Policy just about always changes in the U.S. after an election, and uncertainty is natural. April 2 is tariff day because April 1 is the deadline for a set of trade reports and investigations that will determine tariffs’ legal and policy basis. (Also, the president wanted to avoid April Fools’ Day.) Normal enough.
Then, apparently, everything gets filtered through Trump’s personal feelings about world leaders. Canada’s Justin Trudeau gets called “governor” in a “joke” about the 51st state, while Mark Carney, who now leads the same party and has the same job, is “prime minister.” Meanwhile, U.S. companies need to jump through new regulatory hoops to get their exports certified under the USMCA trade deal so they can avoid 25% tariffs.
There are always periods of extreme politics under any president. But you don’t usually have that alongside the kind of battle that is going on over Elon Musk. And that one goes straight to the deficit. The Tesla CEO is also running DOGE, an initiative to slash government spending.
The “Tesla Takedown” drew protesters around the country on Saturday, animated by opposition to cuts to the federal government driven by Musk and DOGE. That protest movement has accelerated despite warnings from officials such as U.S. Attorney General Pam Bondi, who on March 18 said “violent attacks on Tesla property” are” “nothing short of domestic terrorism.” (Nonviolent protest is a constitutional right.)
Tesla’s market capitalization has fallen by $500 billion since the Jan. 20 Inauguration.
But Musk is also the administration’s point man for cost-cutting. He and DOGE are the only hope for deficits to fall since Congress’s latest plans to extend expiring tax cuts would raise the deficit by $2.8 trillion. His fate as DOGE head is tied to the rate of the nation’s interest payments now.
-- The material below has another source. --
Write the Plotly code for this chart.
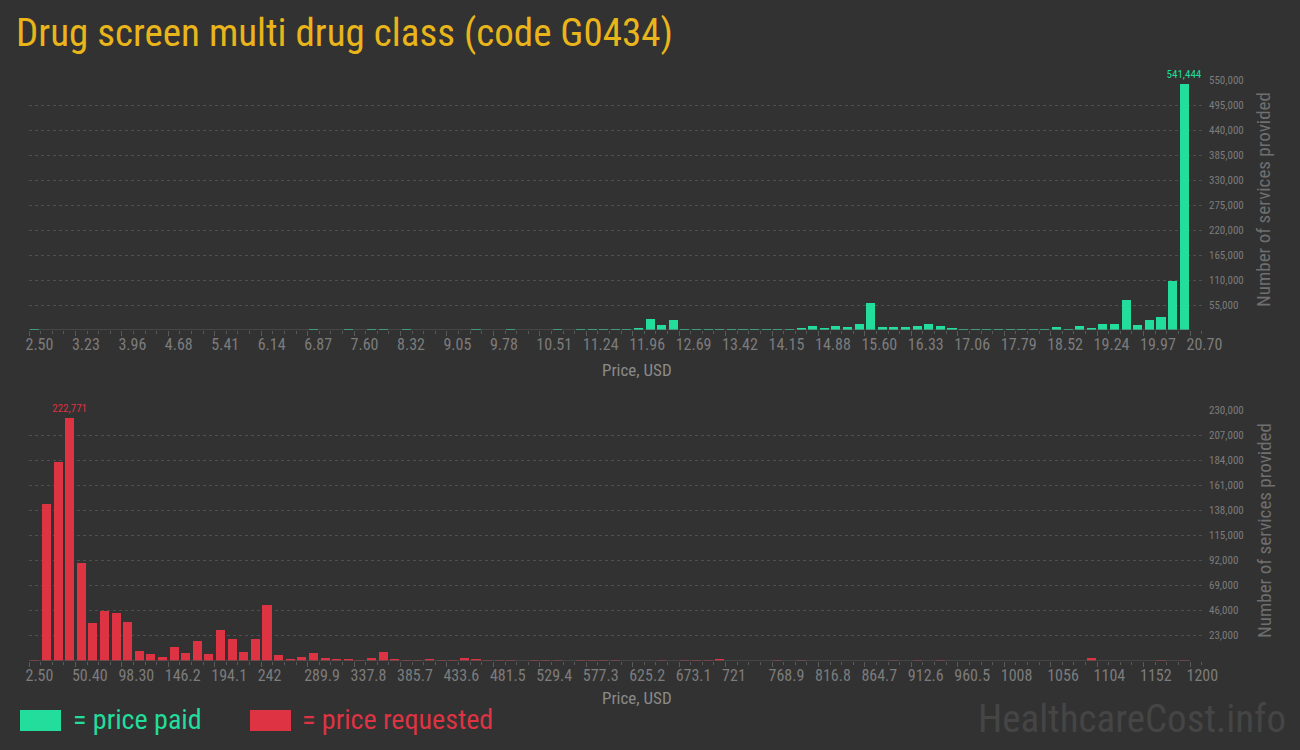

Yields on government debt typically move up and down with investors’ expectations of growth and inflation. Social and political issues play a role in driving rates, too. They are helping to drive rates higher than might otherwise be expected.
Yields on 10-year Treasury notes have declined from 4.8% in January to near 4.2% largely because expectations for growth are falling. But they are still higher than they have been since the 2008 financial crisis.
“If you want to explain where Treasury yields are now, and you take the core macroeconomic factors at their face, there’s still a pretty big gap between what those factors would predict and where we are now,” Rosenberg says.
Bond veterans have noticed an unusual pattern in yields. “If you look at moves in the 10-year Treasury, now we have more 10-basis-point moves than we’ve seen since right around the global financial crisis,” says Gregory Peters, co-chief Investment officer at PGIM Fixed Income. A basis point is one-hundredth of a percent.
The dramatic rate shifts suggest that investors and central bankers are dealing with “policy-driven schizophrenia,” he says.
Gold keeps rising in price, a trend Rosenberg says is likely to continue along as the policy mess continues. The metal hit a record high Friday.
The hit from tariffs over recent weeks suggests that equity investors are nursing a political hangover, too. The S&P 500 is down 9% from its record closing level.
Investors aren’t all rushing to change their trading strategies. “From a bond guy’s perspective, an emerging market is one where when the economy slows, the government’s rates go up, and vice versa. I think we’re still a developed market,” says Campe Goodman, a fixed-income portfolio manager at Wellington.
The worry about this talk of emerging-market status is that it is hard to rebuild trust once it disappears. Global investors are still eager to hold oceans of U.S. government debt for relatively low rates. Why make them think twice about it?